I was becoming more and more out of it, and it seemed to take forever to reach Park Rash, where I dried my gloves out on one of the gas fires, after yet another bog soaking. Everything was icing up, the bogs had a crust on them now, although nothing like enough to hold our weight. On the way up Great Whernside we took a line too far left, avoiding the boggy ascent, but meaning we had to traverse right across steep ground to regain the path higher up. I struggled here, and for the first time the others had to wait a minute or two for me to catch up. My legs no longer had the strength to cross difficult ground, or to climb at any speed. My brain gave up now too. I was no longer capable of making decisions, I just wanted this to end. On I plodded though, doing my best to keep up with the others, and generally managing it just about. Years later we saw the lights of Yarnbury, then the CP itself. That’s it, all finished bar the shouting. Ungrouped, the others all disappeared down the road, at a speed I couldn’t dream of. I jogged down, feeling so relieved I couldn’t put it into words. Through the sleeping village, over the bridge, up the hill and there was the school. In the door, mumble out my number, someone cut off my tally and I sank onto a chair, incapable of speech. An angel brought me a mug of tea.

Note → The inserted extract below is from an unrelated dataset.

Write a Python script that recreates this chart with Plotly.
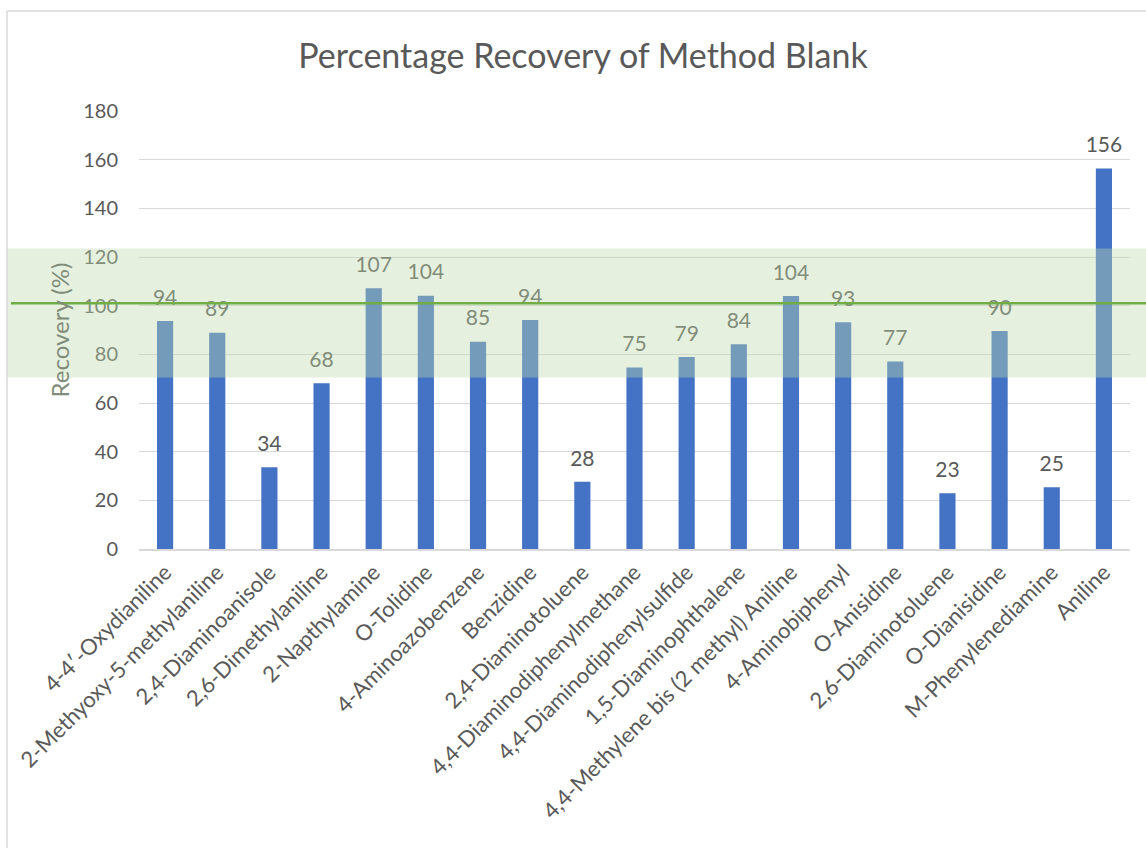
import plotly.graph_objects as go

categories = [
    "4-4′-Oxydianiline", "2-Methyoxy-5-methylaniline", "2,4-Diaminoanisole",
    "2,6-Dimethylaniline", "2-Napthylamine", "O-Tolidine", "4-Aminoazobenzene",
    "Benzidine", "2,4-Diaminotoluene", "4,4-Diaminodiphenylmethane",
    "4,4-Diaminodiphenylsulfide", "1,5-Diaminophthalene",
    "4,4-Methylene bis (2 methyl) Aniline", "4-Aminobiphenyl", "O-Anisidine",
    "2,6-Diaminotoluene", "O-Dianisidine", "M-Phenylenediamine", "Aniline",
]
recovery = [93.7, 88.9, 33.6, 68.1, 107.2, 104.1, 85.2, 94.1, 27.6, 74.6,
            78.9, 84.1, 104.0, 93.2, 77.1, 22.9, 89.6, 25.4, 156.4]
labels = [str(round(v)) for v in recovery]
band_low, band_high = 70.5, 123.5
target_line = 101
y_ticks = [0, 20, 40, 60, 80, 100, 120, 140, 160, 180]

FONT = "Lato, 'Open Sans', sans-serif"
GRAY = "#595959"

W, H = 1146, 848
L, R, T, B = 139, 16, 111, 299
pw, ph = W - L - R, H - T - B

def px_x(p):
    return (p - L) / pw

def px_y(p):
    return (H - B - p) / ph

fig = go.Figure()
fig.add_trace(go.Bar(
    x=categories, y=recovery, marker=dict(color="#4472C4", line=dict(width=0)),
    showlegend=False, hoverinfo="skip",
))
fig.add_trace(go.Scatter(
    x=categories, y=recovery, mode="markers+text", text=labels,
    textposition="top center",
    marker=dict(size=16, color="rgba(0,0,0,0)"),
    textfont=dict(family=FONT, size=21, color=GRAY),
    showlegend=False, hoverinfo="skip", cliponaxis=False,
))

shapes = [
    dict(type="rect", xref="paper", yref="y", x0=px_x(7), x1=px_x(1146),
         y0=band_low, y1=band_high, fillcolor="rgb(190,217,172)", opacity=0.4,
         line=dict(width=0), layer="above"),
    dict(type="line", xref="paper", yref="y", x0=px_x(11), x1=px_x(1146),
         y0=target_line, y1=target_line, line=dict(color="#70AD47", width=2.5),
         layer="above"),
    dict(type="line", xref="paper", yref="paper", x0=px_x(7), x1=px_x(1146),
         y0=px_y(11), y1=px_y(11), line=dict(color="#D9D9D9", width=1.5)),
    dict(type="line", xref="paper", yref="paper", x0=px_x(7), x1=px_x(7),
         y0=px_y(11), y1=px_y(848), line=dict(color="#D9D9D9", width=1.5)),
]

fig.update_layout(
    width=W, height=H,
    margin=dict(l=L, r=R, t=T, b=B, autoexpand=False),
    paper_bgcolor="white", plot_bgcolor="white",
    bargap=0.69,
    font=dict(family=FONT, color=GRAY),
    title=dict(text="Percentage Recovery of Method Blank", x=583 / W,
               xref="container", xanchor="center", y=1 - 56 / H,
               yref="container", yanchor="middle",
               font=dict(family=FONT, size=34, color=GRAY)),
    shapes=shapes,
    annotations=[dict(text="Recovery (%)", xref="paper", yref="paper",
                      x=px_x(58.5), y=px_y(330), textangle=-90, showarrow=False,
                      xanchor="center", yanchor="middle",
                      font=dict(family=FONT, size=24, color="#7f8c7a"))],
)
fig.update_yaxes(range=[0, 180], tickvals=y_ticks, showgrid=True,
                 gridcolor="#D9D9D9", gridwidth=1, zeroline=False,
                 showline=False, ticks="", ticklabelstandoff=20,
                 tickfont=dict(family=FONT, size=20, color=GRAY))
fig.update_xaxes(range=[-0.5, len(categories) - 0.5],
                 showline=True, linecolor="#D9D9D9", linewidth=1.5,
                 ticks="", tickangle=-45, showgrid=False,
                 tickfont=dict(family=FONT, size=22, color=GRAY))

fig.write_html("out.html")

And that was it, I’d run the Fellsman. It was 2:15 in the morning, and my official time was 17:44. It was an amazing experience, and it pushed me to my limits. And the Grand Slam’s still on track: three races down, nine to go. I drank the tea and shuffled to the gym/dormitory. I struggled to get my shoes off, as my feet were still numb, and the laces were frozen. I forced myself to keep going, and managed to have a shower, before taking painkillers and getting into my sleeping bag. At this point the feeling started returning to my feet, and I realised my left foot might give me a bit of bother. I fell asleep anyway, too exhausted even to let pain keep me awake. The next day I drove home, trying to avoid changing gear, as whatever I’d done to my foot made it agony every time. Even now, six days later, two of my toes are still swollen and partially numb.
Marlborough Downs Challenge on 15 May? Bring it on!